Chemical transformations of a crystalline coordination polymer: a multi-stage solid–vapour reaction manifold

Abstract

In its crystal structure the one-dimensional coordination polymer [Ag₄(O₂C(CF₂)₂CF₃)₄(TMP)₃]_n (1) (TMP = 2,3,5,6-tetramethylpyrazine) adopts a zig-zag arrangement in which pairs of silver(I) centres bridged by two fluorocarboxylate ligands are linked alternately via one or two neutral TMP ligands. This material can reversibly absorb/desorb small alcohols (ROH) in single-crystal-to-single-crystal transformations, despite the lack of porosity in the crystals, to yield a related material of formula [Ag₄(O₂C(CF₂)₂CF₃)₄(TMP)₃(ROH)₂]_n (1-ROH).

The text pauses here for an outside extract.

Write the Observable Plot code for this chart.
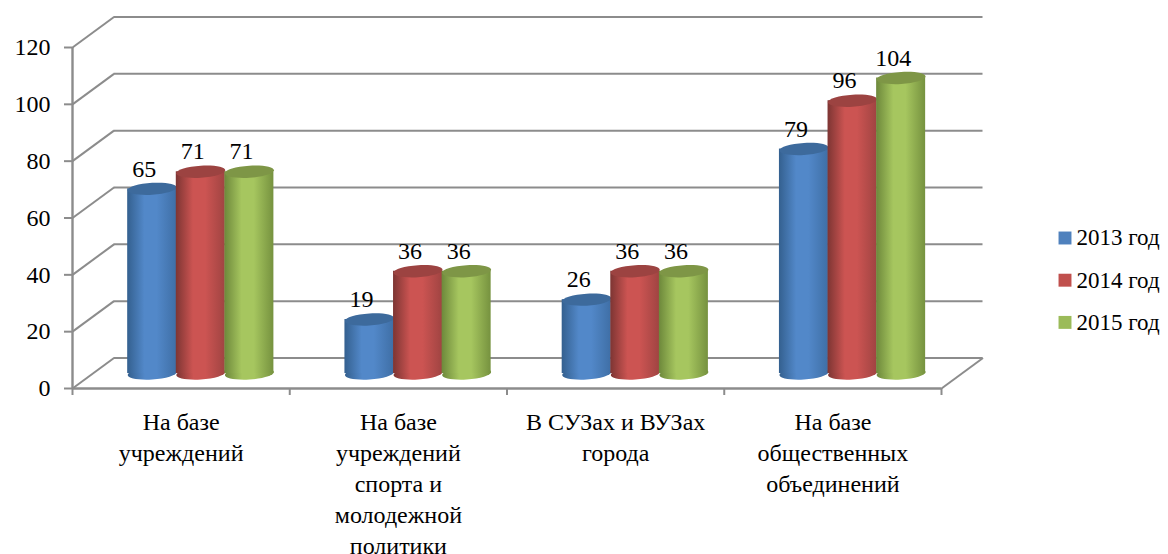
<!DOCTYPE html>
<html><head><meta charset="utf-8">
<script src="https://cdn.jsdelivr.net/npm/d3@7"></script>
<script src="https://cdn.jsdelivr.net/npm/@observablehq/plot@0.6"></script>
<style>html,body{margin:0;padding:0;background:#fff}svg{display:block;overflow:visible}</style>
</head><body><div id="chart"></div>
<script>
const categories = ["На базе\nучреждений","На базе\nучреждений\nспорта и\nмолодежной\nполитики","В СУЗах и ВУЗах\nгорода","На базе\nобщественных\nобъединений"];
const seriesNames = ["2013 год","2014 год","2015 год"];
const values2013 = [65,19,26,79];
const values2014 = [71,36,36,96];
const values2015 = [71,36,36,104];
const yTicks = [0,20,40,60,80,100,120];
const xTicks = [0,1,2,3,4];

const seriesValues = [values2013,values2014,values2015];
const swatch = ["#4f81bd","#c0504d","#9bbb59"];
const caps = ["#3d6a9c","#9c4341","#7e9646"];
const stops = [
  ["#34608f","#5288c9","#5288c9","#3f6fa6"],
  ["#7d3533","#cc5452","#cc5452","#a04442"],
  ["#6d883b","#a6c65f","#a6c65f","#76923f"]];
const grey = "#8c8c8c";

const depthX = 41.5/217.25, depthY = 30.5/2.842;      // wall depth, in data units
const baseY = depthY/2 - 0.1;
const barW = 49/217.25, step = 48.6/217.25, shift = depthX/2 - 0.005;

const rows = seriesValues.flatMap((vals,s)=>vals.map((v,i)=>({s,i,v,
  cx:i+0.5+shift+(s-1)*step})));

const ell = {draw(c){
  const rx=24.5, ry=6, t=-0.06, k=0.5523;
  const P=(x,y)=>[x,y+t*x];
  c.moveTo(...P(-rx,0));
  c.bezierCurveTo(...P(-rx,-k*ry),...P(-k*rx,-ry),...P(0,-ry));
  c.bezierCurveTo(...P(k*rx,-ry),...P(rx,-k*ry),...P(rx,0));
  c.bezierCurveTo(...P(rx,k*ry),...P(k*rx,ry),...P(0,ry));
  c.bezierCurveTo(...P(-k*rx,ry),...P(-rx,k*ry),...P(-rx,0));
  c.closePath();
}};

const FS = 24;
const marks = [
  // back wall gridlines
  Plot.ruleY(yTicks,{y:d=>d,x1:0,x2:4,dx:41.5,dy:-30.5,stroke:grey,strokeWidth:2}),
  // side wall diagonals
  Plot.link(yTicks,{x1:0,y1:d=>d,x2:depthX,y2:d=>d+depthY,stroke:grey,strokeWidth:2}),
  Plot.link([0],{x1:4,y1:0,x2:4+depthX,y2:depthY,stroke:grey,strokeWidth:2}),
  // axes lines
  Plot.ruleX([0],{y1:0,y2:120,stroke:grey,strokeWidth:2.4}),
  Plot.ruleY([0],{x1:0,x2:4,stroke:grey,strokeWidth:2.4}),
  Plot.axisY(yTicks,{anchor:"left",tickSize:8,tickPadding:14,stroke:grey,fill:"#000",strokeWidth:2,fontSize:FS,label:null}),
  Plot.axisX(xTicks,{anchor:"bottom",tickSize:7,tickFormat:()=>"",stroke:grey,strokeWidth:2,label:null})
];
seriesValues.forEach((vals,s)=>{
  const d = rows.filter(r=>r.s===s);
  marks.push(
    Plot.dot(d,{x:"cx",y:()=>baseY,symbol:ell,r:10,fill:`url(#grad${s})`,stroke:"none"}),
    Plot.rect(d,{x1:r=>r.cx-barW/2,x2:r=>r.cx+barW/2,y1:()=>baseY,y2:r=>r.v+baseY,fill:`url(#grad${s})`,inset:0}),
    Plot.dot(d,{x:"cx",y:r=>r.v+baseY,symbol:ell,r:10,fill:caps[s],stroke:"none"})
  );
});
marks.push(
  Plot.text(rows,{x:"cx",y:r=>r.v+baseY,text:r=>String(r.v),dx:-8,dy:-20,fontSize:FS,fill:"#000"}),
  Plot.text(categories,{x:(d,i)=>i+0.5,y:()=>0,text:d=>d,dy:20,lineAnchor:"top",lineHeight:1.29,fontSize:FS,fill:"#000"}),
  Plot.dot(swatch,{frameAnchor:"top-left",dx:1064.5-72,dy:(d,i)=>0,symbol:"square",r:7.3,fill:d=>d})
);
// legend (one mark each: dx/dy are constants per mark)
marks.pop();
seriesNames.forEach((n,i)=>{
  const dy = 190.5+42.2*i;
  marks.push(
    Plot.dot([swatch[i]],{frameAnchor:"top-left",dx:1064.5-72,dy,symbol:"square",r:7.3,fill:d=>d,stroke:"none"}),
    Plot.text([n],{frameAnchor:"top-left",dx:1076-72,dy,text:d=>d,textAnchor:"start",lineAnchor:"middle",fontSize:FS-1,fill:"#000"})
  );
});

const svg = Plot.plot({
  width:1168,height:554,
  marginLeft:72,marginRight:227,marginTop:47,marginBottom:166,
  style:{fontFamily:"'Liberation Serif',serif",background:"#fff",overflow:"visible"},
  x:{domain:[0,4],axis:null},
  y:{domain:[0,120],axis:null},
  color:{type:"identity"},
  marks
});
const defs = d3.select(svg).append("defs");
stops.forEach((st,s)=>{
  const g = defs.append("linearGradient").attr("id",`grad${s}`).attr("x1",0).attr("x2",1).attr("y1",0).attr("y2",0);
  [0,0.35,0.6,1].forEach((o,j)=>g.append("stop").attr("offset",o).attr("stop-color",st[j]));
});
document.getElementById("chart").appendChild(svg);
</script></body></html>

The absorption process includes coordination of the alcohol to silver(I) centres and, in the process, insertion of the alcohol into one-quarter of the Ag–O bonds of coordination polymer. When in place, the alcohol molecule is also supported by formation of an O–H⋯O hydrogen bond to the now partially dissociated carboxylate group. The reverse process leading to desorption of the alcohol takes place upon mild heating to regenerate 1. Upon further heating, 1 can release molecules of TMP into the vapour phase resulting in a separate chemical and structural transformation to yield a two-dimensional layered material of composition [Ag₄(O₂C(CF₂)₂CF₃)₄(TMP)₂]_n (2). This new transformation occurs via dissociation of Ag–N bonds upon ligand release and formation of new Ag–O bonds. The whole series of transformations has been followed in situ by single-crystal and/or powder X-ray diffraction and studied by thermogravimetric analysis. As a mechanistic probe to explore transport within formally nonporous 1, gravimetric CO₂ gas sorption/desorption has been conducted. It is proposed that transport of small molecules occurs through the fluorous layers in the crystal.